A woman who lives near the crash scene, Carolyn Hanson, said she saw law enforcement officers pull a man out of a vehicle and perform CPR. A passenger who got out of the car was also covered in blood, Hanson said.
Brooklyn Center is a city with a population of about 30,000 people located on the northwest border of Minneapolis.
‘Tragic’ shooting
By Sunday evening about 100 people had gathered near the scene, according to the Star Tribune.
Public mourners included Wright’s family and friends who gathered, wept and consoled each other alongside protesters who carried “Black Lives Matter” flags, jumped atop police cars, confronted officers, and walked peacefully in columns with their hands held up.

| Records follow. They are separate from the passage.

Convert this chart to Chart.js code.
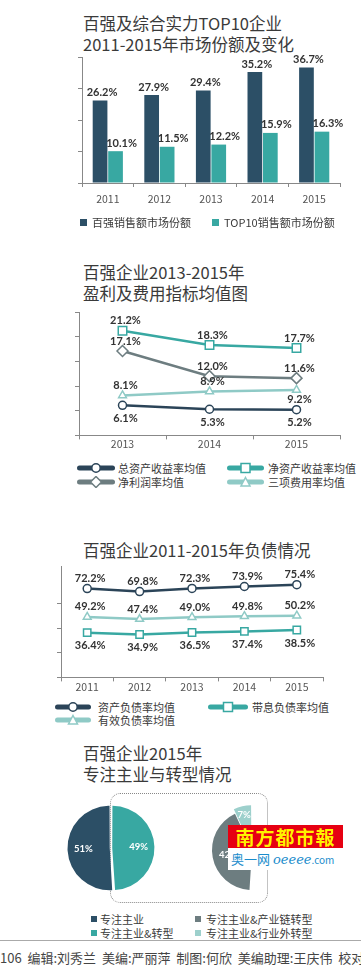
<!DOCTYPE html>
<html lang="zh">
  <head>
    <meta charset="UTF-8" />
    <meta name="viewport" content="width=device-width, initial-scale=1.0" />
    <script src="https://cdn.jsdelivr.net/npm/chart.js@4.4.0/dist/chart.umd.min.js"></script>
    <title>百强企业</title>
    <style>
      body { margin: 0; background: #fff; font-family: "Noto Sans CJK SC", sans-serif; }
      #page { position: relative; width: 361px; height: 970px; overflow: hidden; }
      .title { position: absolute; left: 83px; font-size: 16.5px; line-height: 20.5px; color: #3a3a3a; white-space: nowrap; }
      .box { position: absolute; }
      .lg { position: absolute; font-size: 11px; line-height: 14px; color: #3a3a3a; white-space: nowrap; }
      .sq { position: absolute; width: 7px; height: 7px; }
      .frame { position: absolute; left: 110px; top: 793px; width: 156px; height: 108px; border: 1.5px dotted #888; border-radius: 10px; }
      .wm1 { position: absolute; left: 228px; top: 825px; width: 115px; height: 23px; background: #e60012; color: #fff200; font-weight: bold; font-size: 19px; line-height: 23px; text-align: center; letter-spacing: 1px; }
      .wm2 { position: absolute; left: 228px; top: 848px; width: 115px; height: 22px; background: #fff; color: #1a8ccc; font-size: 13px; line-height: 22px; padding-left: 3px; box-sizing: border-box; white-space: nowrap; }
      .rule { position: absolute; left: 0; top: 940px; width: 361px; height: 1px; background: #aaa; }
      .foot { position: absolute; left: 0; top: 949px; font-size: 13px; line-height: 18px; color: #444; white-space: pre; }
    </style>
  </head>
  <body>
    <div id="page">
      <div class="title" style="top: 13px">百强及综合实力TOP10企业<br />2011-2015年市场份额及变化</div>
      <div class="box" style="left: 0; top: 45px"><canvas id="share" width="361" height="170"></canvas></div>
      <div class="sq" style="left: 80px; top: 219px; background: #2c4f66"></div>
      <div class="lg" style="left: 92px; top: 215px">百强销售额市场份额</div>
      <div class="sq" style="left: 212px; top: 219px; background: #38a8a2"></div>
      <div class="lg" style="left: 224px; top: 215px">TOP10销售额市场份额</div>

      <div class="title" style="top: 262px">百强企业2013-2015年<br />盈利及费用指标均值图</div>
      <div class="box" style="left: 0; top: 300px"><canvas id="profit" width="361" height="150"></canvas></div>
      <div id="legend2"></div>

      <div class="title" style="top: 540px">百强企业2011-2015年负债情况</div>
      <div class="box" style="left: 0; top: 560px"><canvas id="debt" width="361" height="135"></canvas></div>
      <div id="legend3"></div>

      <div class="title" style="top: 743px">百强企业2015年<br />专注主业与转型情况</div>
      <div class="frame"></div>
      <div class="box" style="left: 55px; top: 792px"><canvas id="focus" width="112" height="112"></canvas></div>
      <div class="box" style="left: 192px; top: 790px"><canvas id="transform" width="120" height="120"></canvas></div>
      <div class="wm1">南方都市報</div>
      <div class="wm2">奥一网 <i style="font-family: 'DejaVu Serif', serif">oeeee</i><span style="font-size: 10px">.com</span></div>
      <div id="legend4"></div>

      <div class="rule"></div>
      <div class="foot">106  编辑:刘秀兰  美编:严丽萍  制图:何欣  美编助理:王庆伟  校对</div>
    </div>
    <script>
      // market share, 2011-2015
      const shareYears = ["2011", "2012", "2013", "2014", "2015"];
      const top100Share = [26.2, 27.9, 29.4, 35.2, 36.7];
      const top10Share = [10.1, 11.5, 12.2, 15.9, 16.3];

      // profit and cost indicators, 2013-2015
      const profitYears = ["2013", "2014", "2015"];
      const roaAvg = [6.1, 5.3, 5.2];
      const roeAvg = [21.2, 18.3, 17.7];
      const netMarginAvg = [17.1, 12.0, 11.6];
      const expenseRateAvg = [8.1, 8.9, 9.2];

      // debt, 2011-2015
      const debtYears = ["2011", "2012", "2013", "2014", "2015"];
      const assetLiabilityAvg = [72.2, 69.8, 72.3, 73.9, 75.4];
      const interestDebtAvg = [36.4, 34.9, 36.5, 37.4, 38.5];
      const effectiveDebtAvg = [49.2, 47.4, 49.0, 49.8, 50.2];

      // focus vs transformation, 2015
      const focusLabels = ["专注主业", "专注主业&转型"];
      const focusShare = [51, 49];
      const transformLabels = ["专注主业&产业链转型", "专注主业&行业外转型", "专注主业"];
      const transformShare = [42, 7, 51];

      const DARK = "#2c4f66", TEAL = "#38a8a2", NAVY = "#2b4458", GREY = "#6d7d80", LIGHT = "#8fcac6";

      Chart.defaults.font.family = '"Noto Sans CJK SC", sans-serif';
      Chart.defaults.animation = false;
      Chart.defaults.plugins.legend.display = false;
      Chart.defaults.plugins.tooltip.enabled = false;

      // number labels next to bars / points
      const valueLabels = {
        id: "valueLabels",
        afterDatasetsDraw(chart) {
          const ctx = chart.ctx;
          ctx.save();
          ctx.font = 'bold 11px Lato, "Noto Sans CJK SC", sans-serif';
          ctx.fillStyle = "#333";
          ctx.textAlign = "center";
          ctx.textBaseline = "middle";
          chart.data.datasets.forEach((ds, i) => {
            chart.getDatasetMeta(i).data.forEach((el, j) => {
              const below = ds.labelBelow && ds.labelBelow[j];
              const dy = below ? ds.belowGap || 13 : -(ds.aboveGap || 10);
              ctx.fillText(ds.data[j].toFixed(1) + "%", el.x + (ds.labelDx || 3), el.y + dy);
            });
          });
          ctx.restore();
        },
      };

      // percent labels inside pie slices
      const sliceLabels = {
        id: "sliceLabels",
        afterDatasetsDraw(chart) {
          const ctx = chart.ctx;
          const ds = chart.data.datasets[0];
          ctx.save();
          ctx.font = 'bold 9.5px Lato, "Noto Sans CJK SC", sans-serif';
          ctx.fillStyle = "#fff";
          ctx.textAlign = "center";
          ctx.textBaseline = "middle";
          chart.getDatasetMeta(0).data.forEach((el, j) => {
            if (ds.showLabel && !ds.showLabel[j]) return;
            const mid = (el.startAngle + el.endAngle) / 2;
            const off = Array.isArray(ds.offset) ? ds.offset[j] : ds.offset || 0;
            const r = el.outerRadius * (ds.labelRatio || 0.55) + off;
            ctx.fillText(ds.data[j] + "%", el.x + Math.cos(mid) * r, el.y + Math.sin(mid) * r);
          });
          ctx.restore();
        },
      };

      function axes(yMax, yStep, xPad, xTick) {
        return {
          x: {
            offset: true,
            grid: { drawOnChartArea: false, offset: true, tickLength: xTick, color: "#888" },
            border: { color: "#888" },
            ticks: { color: "#555", font: { size: 10.5 }, padding: xPad },
          },
          y: {
            min: 0,
            max: yMax,
            grid: { drawOnChartArea: false, tickLength: 4, color: "#888" },
            border: { color: "#888" },
            ticks: { display: false, stepSize: yStep },
            afterBuildTicks: (s) => { s.ticks = s.ticks.filter((t) => t.value % yStep === 0); },
          },
        };
      }

      function lineSet(label, data, color, pointStyle, radius, extra) {
        return Object.assign(
          {
            label, data,
            borderColor: color,
            borderWidth: 2.5,
            pointStyle,
            pointRadius: radius,
            pointBorderWidth: 1.5,
            pointBackgroundColor: "#fff",
            pointBorderColor: color,
            tension: 0,
          },
          extra
        );
      }

      new Chart(document.getElementById("share"), {
        type: "bar",
        data: {
          labels: shareYears,
          datasets: [
            { label: "百强销售额市场份额", data: top100Share, backgroundColor: DARK, aboveGap: 8, labelDx: 2 },
            { label: "TOP10销售额市场份额", data: top10Share, backgroundColor: TEAL, aboveGap: 8, labelDx: 6 },
          ],
        },
        options: {
          responsive: false,
          categoryPercentage: 0.6,
          barPercentage: 0.95,
          layout: { padding: { left: 78, right: 21, top: 12, bottom: 3.4 } },
          scales: axes(40, 10, 6, 4),
        },
        plugins: [valueLabels],
      });

      new Chart(document.getElementById("profit"), {
        type: "line",
        data: {
          labels: profitYears,
          datasets: [
            lineSet("总资产收益率均值", roaAvg, NAVY, "circle", 4, { labelBelow: [true, true, true] }),
            lineSet("净资产收益率均值", roeAvg, TEAL, "rect", 6, {}),
            lineSet("净利润率均值", netMarginAvg, GREY, "rectRot", 5.5, {}),
            lineSet("三项费用率均值", expenseRateAvg, LIGHT, "triangle", 4.5, { labelBelow: [false, false, true], belowGap: 9 }),
          ],
        },
        options: {
          responsive: false,
          layout: { padding: { left: 75, right: 21, top: 12, bottom: 2 } },
          scales: axes(25, 5, -2, 4),
        },
        plugins: [valueLabels],
      });

      new Chart(document.getElementById("debt"), {
        type: "line",
        data: {
          labels: debtYears,
          datasets: [
            lineSet("资产负债率均值", assetLiabilityAvg, NAVY, "circle", 4, {}),
            lineSet("带息负债率均值", interestDebtAvg, TEAL, "rect", 5.2, { labelBelow: [true, true, true, true, true] }),
            lineSet("有效负债率均值", effectiveDebtAvg, LIGHT, "triangle", 4.5, {}),
          ],
        },
        options: {
          responsive: false,
          layout: { padding: { left: 57, right: 38, top: 6, bottom: 3 } },
          scales: axes(90, 20, -1, 4),
        },
        plugins: [valueLabels],
      });

      new Chart(document.getElementById("focus"), {
        type: "pie",
        data: {
          labels: focusLabels,
          datasets: [{ data: focusShare, backgroundColor: [DARK, TEAL], borderWidth: 0, offset: 5, radius: 41 }],
        },
        options: { responsive: false, rotation: 176.4 },
        plugins: [sliceLabels],
      });

      new Chart(document.getElementById("transform"), {
        type: "pie",
        data: {
          labels: transformLabels,
          datasets: [
            {
              data: transformShare,
              backgroundColor: [GREY, "#9dd0cc", "rgba(0,0,0,0)"],
              borderWidth: 0,
              offset: [0, 12, 0],
              radius: 40,
              showLabel: [true, true, false],
              labelRatio: 0.6,
            },
          ],
        },
        options: { responsive: false, rotation: 183.6 },
        plugins: [sliceLabels],
      });

      // legends with line + marker icons
      function icon(color, shape, w) {
        const c = w / 2;
        let m = "";
        if (shape === "circle") m = `<circle cx="${c}" cy="6" r="4.2" fill="#fff" stroke="${color}" stroke-width="1.5"/>`;
        if (shape === "rect") m = `<rect x="${c - 4.5}" y="1.5" width="9" height="9" fill="#fff" stroke="${color}" stroke-width="1.5"/>`;
        if (shape === "rectRot") m = `<polygon points="${c},0.5 ${c + 5.5},6 ${c},11.5 ${c - 5.5},6" fill="#fff" stroke="${color}" stroke-width="1.5"/>`;
        if (shape === "triangle") m = `<polygon points="${c},1.5 ${c + 4.5},10 ${c - 4.5},10" fill="#fff" stroke="${color}" stroke-width="1.5"/>`;
        return `<svg width="${w}" height="12" style="position:absolute;left:0;top:0"><line x1="2.5" y1="6" x2="${w - 2.5}" y2="6" stroke="${color}" stroke-width="5" stroke-linecap="round"/>${m}</svg>`;
      }

      function lineLegend(id, items) {
        document.getElementById(id).innerHTML = items
          .map(([text, color, shape, x, y, w, tx]) =>
            `<div class="lg" style="left:${x}px;top:${y - 6}px;width:${w}px;height:12px">${icon(color, shape, w)}</div>` +
            `<div class="lg" style="left:${tx}px;top:${y - 7}px">${text}</div>`)
          .join("");
      }

      lineLegend("legend2", [
        ["总资产收益率均值", NAVY, "circle", 77, 468, 38, 118],
        ["净资产收益率均值", TEAL, "rect", 227, 468, 37, 268],
        ["净利润率均值", GREY, "rectRot", 77, 482, 38, 118],
        ["三项费用率均值", LIGHT, "triangle", 227, 482, 37, 268],
      ]);

      lineLegend("legend3", [
        ["资产负债率均值", NAVY, "circle", 55, 707, 36, 98],
        ["带息负债率均值", TEAL, "rect", 208, 707, 40, 252],
        ["有效负债率均值", LIGHT, "triangle", 55, 720, 36, 98],
      ]);

      document.getElementById("legend4").innerHTML = [
        ["专注主业", DARK, 91, 919, 100],
        ["专注主业&产业链转型", GREY, 195, 919, 206],
        ["专注主业&转型", TEAL, 91, 933, 100],
        ["专注主业&行业外转型", "#9dd0cc", 195, 933, 206],
      ]
        .map(([text, color, x, y, tx]) =>
          `<div class="sq" style="left:${x}px;top:${y - 3}px;width:6px;height:6px;background:${color}"></div>` +
          `<div class="lg" style="left:${tx}px;top:${y - 7}px">${text}</div>`)
        .join("");
    </script>
  </body>
</html>
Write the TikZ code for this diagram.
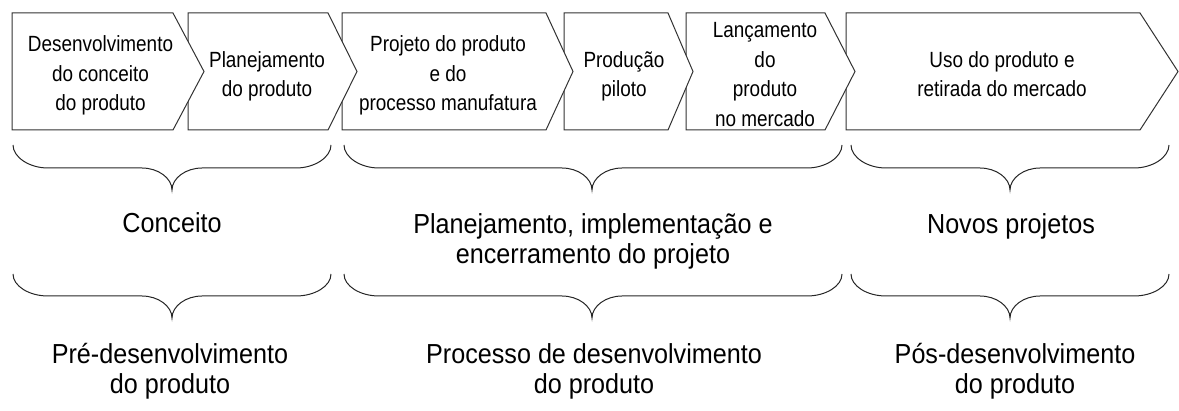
\documentclass[tikz,border=0pt]{standalone}
\usepackage{fontspec}
\setmainfont{Liberation Sans}
\newfontfamily\boxfont[FakeStretch=0.86]{Liberation Sans}
\newfontfamily\labfont[FakeStretch=0.915]{Liberation Sans}
\tikzset{
  stage/.style={draw=black!80, fill=white, line width=1pt, line join=miter},
  boxtext/.style={align=center, inner sep=0pt, font=\boxfont\fontsize{22}{29.5}\selectfont},
  labtext/.style={align=center, inner sep=0pt, font=\labfont\fontsize{27.5}{30}\selectfont},
  bracepath/.style={draw=black!85, line width=1pt},
}
% left, right, tip
\newcommand\stagebox[3]{%
  \draw[stage] (#1,13) -- (#2,13) -- (#3,71.5) -- (#2,130) -- (#1,130) -- cycle;}
% x0, x1, xtip, ytop, ymid, ytip
\newcommand\curlybrace[6]{%
  \draw[bracepath] (#1,#4) .. controls (#1,#4+12) and (#1+16,#5) .. (#1+35,#5)
    -- (#3-30,#5) .. controls (#3-14,#5) and (#3,#6-12) .. (#3,#6)
    .. controls (#3,#6-12) and (#3+14,#5) .. (#3+30,#5)
    -- (#2-35,#5) .. controls (#2-16,#5) and (#2,#4+12) .. (#2,#4);}
\begin{document}
\begin{tikzpicture}[x=1pt, y=-1pt]
\useasboundingbox (0,0) rectangle (1179,411);
% stage boxes (drawn right to left so each left box lies on top)
\stagebox{846}{1140}{1178}
\stagebox{686}{825}{855}
\stagebox{564}{668}{693}
\stagebox{342}{546}{573}
\stagebox{188}{328}{357}
\stagebox{12}{173}{204}
% box texts
\node[boxtext] (t1) at (100.5,75.8) {Desenvolvimento\\do conceito\\do produto};
\node[boxtext] (t2) at (267,76.3) {Planejamento\\do produto};
\node[boxtext] (t3) at (448,75.8) {Projeto do produto\\e do\\processo manufatura};
\node[boxtext] (t4) at (624,76.3) {Produção\\piloto};
\node[boxtext] (t5) at (765,74.5) {Lançamento\\do\\produto\\no mercado};
\node[boxtext] (t6) at (1002,74) {Uso do produto e\\retirada do mercado};
% first row of braces
\curlybrace{13}{331}{172}{145}{168}{190}
\curlybrace{344}{842}{592}{145}{168}{190}
\curlybrace{851}{1169}{1010}{145}{168}{190}
% first row labels
\node[labtext] (l1) at (172,223) {Conceito};
\node[labtext] (l2) at (593,241) {Planejamento, implementação e\\encerramento do projeto};
\node[labtext] (l3) at (1011,226) {Novos projetos};
% second row of braces
\curlybrace{13}{331}{172}{274}{296}{318}
\curlybrace{344}{842}{592}{274}{296}{318}
\curlybrace{851}{1169}{1010}{274}{296}{318}
% second row labels
\node[labtext] (m1) at (170,371.4) {Pré-desenvolvimento\\do produto};
\node[labtext] (m2) at (594,371.4) {Processo de desenvolvimento\\do produto};
\node[labtext] (m3) at (1015,371.4) {Pós-desenvolvimento\\do produto};
\end{tikzpicture}
\end{document}
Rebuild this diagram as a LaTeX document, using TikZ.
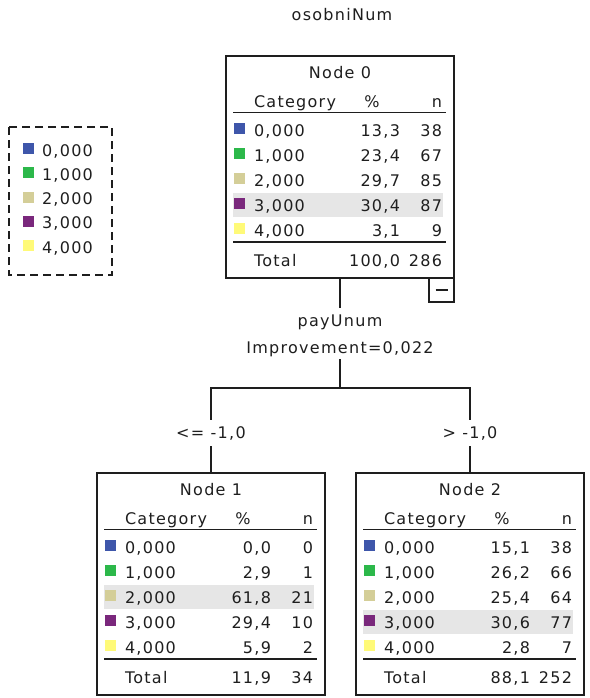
\documentclass[tikz,border=0pt]{standalone}
\usepackage{fontspec}
\setmainfont{DejaVu Sans}[LetterSpace=8]
\usetikzlibrary{calc}

\definecolor{cat0}{RGB}{62,86,170}
\definecolor{cat1}{RGB}{44,184,74}
\definecolor{cat2}{RGB}{212,206,152}
\definecolor{cat3}{RGB}{122,40,124}
\definecolor{cat4}{RGB}{255,250,120}
\definecolor{rowgray}{RGB}{230,230,230}
\definecolor{inkgray}{RGB}{30,30,30}

\newcommand\DrawTreeNode[8]{% name, left, top, title, marked row, rows, total %, total n
  \node[tree box] (#1) at (#2,#3) {};
  \begin{scope}[shift={(#2,#3)}]
    \fill[rowgray] (7,62+25*#5) rectangle (217,86+25*#5); % marked row
    \node[anchor=base] (#1-title) at (114,22.5) {#4};
    \node[anchor=base west] (#1-hcat) at (28,51.5) {Category};
    \node[anchor=base] (#1-hpct) at (146,51.5) {\%};
    \node[anchor=base east] (#1-hn) at (216,51.5) {n};
    \draw[head rule] (7,56) -- (220,56);
    \foreach \pct/\cnt [count=\i from 0] in {#6} {
      \node[swatch=cat\i] (#1-key\i) at (13,72.5+25*\i) {};
      \node[anchor=base west] (#1-cat\i) at (28,80+25*\i) {\i,000};
      \node[anchor=base east] (#1-pct\i) at (174,80+25*\i) {\pct};
      \node[anchor=base east] (#1-n\i) at (216,80+25*\i) {\cnt};
    }
    \draw[total rule] (7,186) -- (220,186);
    \node[anchor=base west] (#1-tot) at (28,210) {Total};
    \node[anchor=base east] (#1-totpct) at (174,210) {#7};
    \node[anchor=base east] (#1-totn) at (216,210) {#8};
  \end{scope}
}

\tikzset{%
  every node/.style={font=\fontsize{16}{19}\selectfont, inner sep=0pt,
    outer sep=0pt, text=inkgray},
  tree box/.style={draw=inkgray, line width=1.4pt, minimum width=228pt,
    minimum height=222pt, anchor=north west},
  swatch/.style={fill=#1, minimum width=11pt, minimum height=11pt},
  head rule/.style={draw=inkgray, line width=0.9pt},
  total rule/.style={draw=inkgray, line width=1.4pt},
  edge line/.style={draw=inkgray, line width=1.3pt},
  split text/.style={anchor=base, inner sep=6.5pt}
}

\begin{document}
\begin{tikzpicture}[x=1pt,y=-1pt]

\useasboundingbox (0,0) rectangle (589,698);

%% legend

\draw[inkgray, line width=1.3pt, dash pattern=on 8pt off 5pt]
  (9,127) rectangle (112,275);
\foreach \i in {0,...,4} {
  \node[swatch=cat\i] (key\i) at (28.5,148.5+24.3*\i) {};
  \node[anchor=base west] (keytext\i) at (42,156+24.3*\i) {\i,000};
}

%% tree nodes

\node (title) at (342,15) {osobniNum};

\DrawTreeNode{n0}{226}{56}{Node 0}{3}%
  {{13,3}/38,{23,4}/67,{29,7}/85,{30,4}/87,{3,1}/9}{100,0}{286}
\DrawTreeNode{n1}{97}{473}{Node 1}{2}%
  {{0,0}/0,{2,9}/1,{61,8}/21,{29,4}/10,{5,9}/2}{11,9}{34}
\DrawTreeNode{n2}{356}{473}{Node 2}{3}%
  {{15,1}/38,{26,2}/66,{25,4}/64,{30,6}/77,{2,8}/7}{88,1}{252}

% collapse toggle
\node[draw=inkgray, line width=1.3pt, minimum width=25pt, minimum height=24pt,
  anchor=north east] (n0toggle) at (n0.south east) {};
\draw[edge line] ($(n0toggle.center)+(-6,0)$) -- ($(n0toggle.center)+(6,0)$);

%% split and branches

\node[split text] (split) at (340,326) {payUnum};
\node[anchor=base, inner sep=3pt] (gain) at (340,353) {Improvement=0,022};
\coordinate (fork) at (340,388);
\node[split text] (le) at (211,438) {<= -1,0};
\node[split text] (gt) at (470,438) {> -1,0};

\draw[edge line] (n0.south) -- (split.north);
\draw[edge line] (gain.south) -- (fork);
\draw[edge line] (le.north) |- (fork) -| (gt.north);
\draw[edge line] (le.south) -- (n1.north);
\draw[edge line] (gt.south) -- (n2.north);

\end{tikzpicture}
\end{document}
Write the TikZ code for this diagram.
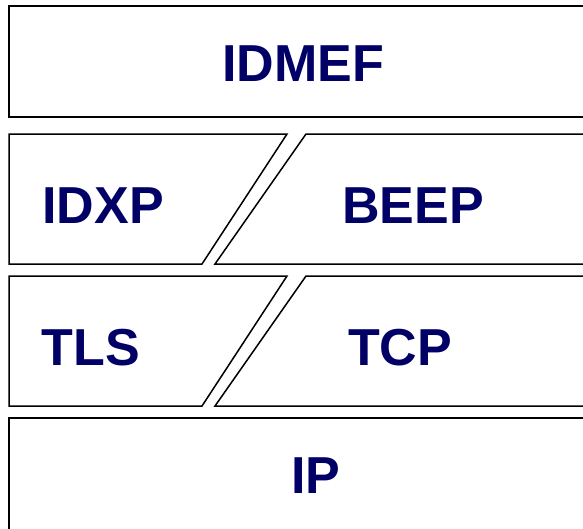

On one street, “Justice for Daunte Wright” was written in multi-coloured chalk.
Mike Elliott, the mayor of Brooklyn Center, called the shooting “tragic”.
“We are asking the protesters to continue to be peaceful and that peaceful protesters are not dealt with force,” he said on Twitter.
Minnesota Governor Tim Walz said he was monitoring the situation closely.
“Gwen and I are praying for Daunte Wright’s family as our state mourns another life of a Black man taken by law enforcement,” he said on Twitter.
The American Civil Liberties Union of Minnesota described the initial details of the shooting as “troubling”.
“The ACLU-MN has deep concerns that police here appear to have used dangling air fresheners as an excuse for making a pretextual stop, something police do all too often to target Black people,” the group said in a statement. “The warrant appears to be for a non-felony.”
It called for a “transparent and independent investigation by an outside agency other than the Brooklyn Center Police”.
The ACLU also appealed for the “quick release of any body-cam footage” and “the naming of all officers and agencies involved”.